▸ **Set problem**: Write out all the lines again, precisely as they stand, but without the images.

▸ **Data extract**:
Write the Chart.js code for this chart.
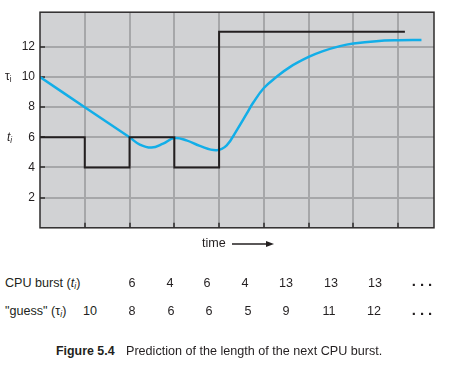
<!DOCTYPE html>
<html><head><meta charset="utf-8">
<script src="https://cdn.jsdelivr.net/npm/chart.js"></script>
<style>
html,body{margin:0;padding:0;background:#fff;}
#wrap{position:relative;width:454px;height:366px;overflow:hidden;font-family:"Liberation Sans",Arial,Helvetica,sans-serif;color:#231f20;}
#c{position:absolute;left:0;top:0;}
.a{position:absolute;white-space:nowrap;line-height:1;}
.m{transform:translate(-50%,-50%);}
.l{transform:translate(0,-50%);}
.s{font-size:12.6px;}
sub{font-size:68%;vertical-align:-0.3em;line-height:0;}
</style></head>
<body>
<div id="wrap">
<canvas id="c" width="454" height="240"></canvas>
</div>
<script>
// ---- data ----
const burstTimes = [0, 1, 2, 3, 4, 5, 6];
const bursts = [6, 4, 6, 4, 13, 13, 13];
const burstLineEnd = 8.15;
const guesses = [10, 8, 6, 6, 5, 9, 11, 12];
const curveX = [0, 1, 2, 2.23, 2.49, 2.75, 3, 3.27, 3.57, 3.94, 4.17, 4.39, 4.61, 4.76, 5, 5.28, 5.58, 6, 6.32, 6.7, 7, 7.51, 8, 8.52];
const curveY = [10, 8, 6.0, 5.52, 5.32, 5.58, 5.95, 5.8, 5.43, 5.15, 5.47, 6.45, 7.54, 8.29, 9.27, 10.0, 10.66, 11.33, 11.72, 12.05, 12.22, 12.38, 12.44, 12.46];
const yTicks = [2, 4, 6, 8, 10, 12];
const xTicks = [1, 2, 3, 4, 5, 6, 7, 8];
const rowLabelBurst = 'CPU burst (<i>t<sub>i</sub></i>)';
const rowLabelGuess = '"guess" (τ<sub><i>i</i></sub>)';
const xTitle = 'time';
const captionNum = 'Figure 5.4';
const captionText = 'Prediction of the length of the next CPU burst.';

// ---- layout (positions only) ----
const burstCols = [132, 170, 207, 245, 286, 331, 375];
const guessCols = [90, 132, 171, 209, 248, 286, 329, 374];
const dotsX = 422;

const burstPts = burstTimes.map((t, i) => ({x: t, y: bursts[i]}));
burstPts.push({x: burstLineEnd, y: bursts[bursts.length - 1]});
const curvePts = curveX.map((x, i) => ({x: x, y: curveY[i]}));

const frame = {
  id: 'frame',
  beforeDraw(chart) {
    const {ctx, chartArea: a} = chart;
    ctx.save();
    ctx.fillStyle = '#d1d2d4';
    ctx.fillRect(a.left, a.top, a.right - a.left, a.bottom - a.top);
    ctx.restore();
  },
  beforeDatasetsDraw(chart) {
    const {ctx, chartArea: a, scales} = chart;
    ctx.save();
    ctx.strokeStyle = '#2e2c2d';
    ctx.lineWidth = 1.5;
    ctx.beginPath();
    yTicks.forEach(v => { const y = Math.round(scales.y.getPixelForValue(v)); ctx.moveTo(a.left, y); ctx.lineTo(a.left + 5, y); });
    xTicks.forEach(v => { const x = Math.round(scales.x.getPixelForValue(v)); ctx.moveTo(x, a.bottom); ctx.lineTo(x, a.bottom - 5); });
    ctx.stroke();
    ctx.restore();
  },
  afterDraw(chart) {
    const {ctx, chartArea: a} = chart;
    ctx.save();
    ctx.strokeStyle = '#2e2c2d';
    ctx.lineWidth = 1.5;
    ctx.strokeRect(a.left, a.top, a.right - a.left, a.bottom - a.top);
    ctx.restore();
  }
};

new Chart(document.getElementById('c'), {
  type: 'scatter',
  data: {
    datasets: [
      {data: burstPts, showLine: true, stepped: 'before', borderColor: '#231f20', borderWidth: 2, pointRadius: 0, fill: false},
      {data: curvePts, showLine: true, tension: 0.4, borderColor: '#12aee8', borderWidth: 2.5, pointRadius: 0, fill: false}
    ]
  },
  options: {
    responsive: false,
    animation: false,
    layout: {padding: {left: 0, top: 10, right: 20, bottom: 0}},
    plugins: {legend: {display: false}, tooltip: {enabled: false}},
    scales: {
      x: {
        type: 'linear', min: 0, max: 8.8,
        afterBuildTicks: s => { s.ticks = xTicks.map(v => ({value: v})); },
        afterFit: s => { s.height = 11; },
        ticks: {display: false},
        grid: {color: '#a6a7a9', lineWidth: 2, drawTicks: false},
        border: {display: false}
      },
      y: {
        type: 'linear', min: 0, max: 14.3,
        afterBuildTicks: s => { s.ticks = yTicks.map(v => ({value: v})); },
        afterFit: s => { s.width = 40; },
        ticks: {padding: 5, color: '#231f20', font: {family: '"Liberation Sans", Arial, sans-serif', size: 12}},
        grid: {color: '#a6a7a9', lineWidth: 2, drawTicks: false},
        border: {display: false}
      }
    }
  },
  plugins: [frame]
});

// ---- HTML text ----
const wrap = document.getElementById('wrap');
function add(html, x, y, cls, extra) {
  const d = document.createElement('div');
  d.className = 'a ' + cls;
  d.innerHTML = html;
  d.style.left = x + 'px';
  d.style.top = y + 'px';
  if (extra) Object.assign(d.style, extra);
  wrap.appendChild(d);
  return d;
}
add('τ<sub>i</sub>', 5, 76, 'l', {fontSize: '12px'});
add('<i>t<sub>i</sub></i>', 7, 137, 'l', {fontSize: '12px'});
add(xTitle, 202, 243, 'l s');
const svgNS = 'http://www.w3.org/2000/svg';
const arr = document.createElementNS(svgNS, 'svg');
arr.setAttribute('width', '46'); arr.setAttribute('height', '10');
arr.style.position = 'absolute'; arr.style.left = '231px'; arr.style.top = '238.5px';
arr.innerHTML = '<line x1="1" y1="5" x2="38" y2="5" stroke="#231f20" stroke-width="1.3"/><polygon points="35,2 43,5 35,8" fill="#231f20"/>';
wrap.appendChild(arr);

add(rowLabelBurst, 5, 283, 'l s');
add(rowLabelGuess, 5, 311, 'l s');
bursts.forEach((v, i) => add(String(v), burstCols[i], 283, 'm s'));
guesses.forEach((v, i) => add(String(v), guessCols[i], 311, 'm s'));
add('<b>...</b>', dotsX + 2, 280, 'm', {fontSize: '15px', letterSpacing: '4px'});
add('<b>...</b>', dotsX + 2, 309, 'm', {fontSize: '15px', letterSpacing: '4px'});
add('<b>' + captionNum + '</b>', 56, 351, 'l', {fontSize: '12.4px'});
add(captionText, 126, 351, 'l', {fontSize: '12.6px'});
</script>
</body></html>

▸ **Worked solution**:
Write the Chart.js code for this chart.
<!DOCTYPE html>
<html><head><meta charset="utf-8">
<script src="https://cdn.jsdelivr.net/npm/chart.js"></script>
<style>
html,body{margin:0;padding:0;background:#fff;}
#wrap{position:relative;width:454px;height:366px;overflow:hidden;font-family:"Liberation Sans",Arial,Helvetica,sans-serif;color:#231f20;}
#c{position:absolute;left:0;top:0;}
.a{position:absolute;white-space:nowrap;line-height:1;}
.m{transform:translate(-50%,-50%);}
.l{transform:translate(0,-50%);}
.s{font-size:12.6px;}
sub{font-size:68%;vertical-align:-0.3em;line-height:0;}
</style></head>
<body>
<div id="wrap">
<canvas id="c" width="454" height="240"></canvas>
</div>
<script>
// ---- data ----
const burstTimes = [0, 1, 2, 3, 4, 5, 6];
const bursts = [6, 4, 6, 4, 13, 13, 13];
const burstLineEnd = 8.15;
const guesses = [10, 8, 6, 6, 5, 9, 11, 12];
const curveX = [0, 1, 2, 2.23, 2.49, 2.75, 3, 3.27, 3.57, 3.94, 4.17, 4.39, 4.61, 4.76, 5, 5.28, 5.58, 6, 6.32, 6.7, 7, 7.51, 8, 8.52];
const curveY = [10, 8, 6.0, 5.52, 5.32, 5.58, 5.95, 5.8, 5.43, 5.15, 5.47, 6.45, 7.54, 8.29, 9.27, 10.0, 10.66, 11.33, 11.72, 12.05, 12.22, 12.38, 12.44, 12.46];
const yTicks = [2, 4, 6, 8, 10, 12];
const xTicks = [1, 2, 3, 4, 5, 6, 7, 8];
const rowLabelBurst = 'CPU burst (<i>t<sub>i</sub></i>)';
const rowLabelGuess = '"guess" (τ<sub><i>i</i></sub>)';
const xTitle = 'time';
const captionNum = 'Figure 5.4';
const captionText = 'Prediction of the length of the next CPU burst.';

// ---- layout (positions only) ----
const burstCols = [132, 170, 207, 245, 286, 331, 375];
const guessCols = [90, 132, 171, 209, 248, 286, 329, 374];
const dotsX = 422;

const burstPts = burstTimes.map((t, i) => ({x: t, y: bursts[i]}));
burstPts.push({x: burstLineEnd, y: bursts[bursts.length - 1]});
const curvePts = curveX.map((x, i) => ({x: x, y: curveY[i]}));

const frame = {
  id: 'frame',
  beforeDraw(chart) {
    const {ctx, chartArea: a} = chart;
    ctx.save();
    ctx.fillStyle = '#d1d2d4';
    ctx.fillRect(a.left, a.top, a.right - a.left, a.bottom - a.top);
    ctx.restore();
  },
  beforeDatasetsDraw(chart) {
    const {ctx, chartArea: a, scales} = chart;
    ctx.save();
    ctx.strokeStyle = '#2e2c2d';
    ctx.lineWidth = 1.5;
    ctx.beginPath();
    yTicks.forEach(v => { const y = Math.round(scales.y.getPixelForValue(v)); ctx.moveTo(a.left, y); ctx.lineTo(a.left + 5, y); });
    xTicks.forEach(v => { const x = Math.round(scales.x.getPixelForValue(v)); ctx.moveTo(x, a.bottom); ctx.lineTo(x, a.bottom - 5); });
    ctx.stroke();
    ctx.restore();
  },
  afterDraw(chart) {
    const {ctx, chartArea: a} = chart;
    ctx.save();
    ctx.strokeStyle = '#2e2c2d';
    ctx.lineWidth = 1.5;
    ctx.strokeRect(a.left, a.top, a.right - a.left, a.bottom - a.top);
    ctx.restore();
  }
};

new Chart(document.getElementById('c'), {
  type: 'scatter',
  data: {
    datasets: [
      {data: burstPts, showLine: true, stepped: 'before', borderColor: '#231f20', borderWidth: 2, pointRadius: 0, fill: false},
      {data: curvePts, showLine: true, tension: 0.4, borderColor: '#12aee8', borderWidth: 2.5, pointRadius: 0, fill: false}
    ]
  },
  options: {
    responsive: false,
    animation: false,
    layout: {padding: {left: 0, top: 10, right: 20, bottom: 0}},
    plugins: {legend: {display: false}, tooltip: {enabled: false}},
    scales: {
      x: {
        type: 'linear', min: 0, max: 8.8,
        afterBuildTicks: s => { s.ticks = xTicks.map(v => ({value: v})); },
        afterFit: s => { s.height = 11; },
        ticks: {display: false},
        grid: {color: '#a6a7a9', lineWidth: 2, drawTicks: false},
        border: {display: false}
      },
      y: {
        type: 'linear', min: 0, max: 14.3,
        afterBuildTicks: s => { s.ticks = yTicks.map(v => ({value: v})); },
        afterFit: s => { s.width = 40; },
        ticks: {padding: 5, color: '#231f20', font: {family: '"Liberation Sans", Arial, sans-serif', size: 12}},
        grid: {color: '#a6a7a9', lineWidth: 2, drawTicks: false},
        border: {display: false}
      }
    }
  },
  plugins: [frame]
});

// ---- HTML text ----
const wrap = document.getElementById('wrap');
function add(html, x, y, cls, extra) {
  const d = document.createElement('div');
  d.className = 'a ' + cls;
  d.innerHTML = html;
  d.style.left = x + 'px';
  d.style.top = y + 'px';
  if (extra) Object.assign(d.style, extra);
  wrap.appendChild(d);
  return d;
}
add('τ<sub>i</sub>', 5, 76, 'l', {fontSize: '12px'});
add('<i>t<sub>i</sub></i>', 7, 137, 'l', {fontSize: '12px'});
add(xTitle, 202, 243, 'l s');
const svgNS = 'http://www.w3.org/2000/svg';
const arr = document.createElementNS(svgNS, 'svg');
arr.setAttribute('width', '46'); arr.setAttribute('height', '10');
arr.style.position = 'absolute'; arr.style.left = '231px'; arr.style.top = '238.5px';
arr.innerHTML = '<line x1="1" y1="5" x2="38" y2="5" stroke="#231f20" stroke-width="1.3"/><polygon points="35,2 43,5 35,8" fill="#231f20"/>';
wrap.appendChild(arr);

add(rowLabelBurst, 5, 283, 'l s');
add(rowLabelGuess, 5, 311, 'l s');
bursts.forEach((v, i) => add(String(v), burstCols[i], 283, 'm s'));
guesses.forEach((v, i) => add(String(v), guessCols[i], 311, 'm s'));
add('<b>...</b>', dotsX + 2, 280, 'm', {fontSize: '15px', letterSpacing: '4px'});
add('<b>...</b>', dotsX + 2, 309, 'm', {fontSize: '15px', letterSpacing: '4px'});
add('<b>' + captionNum + '</b>', 56, 351, 'l', {fontSize: '12.4px'});
add(captionText, 126, 351, 'l', {fontSize: '12.6px'});
</script>
</body></html>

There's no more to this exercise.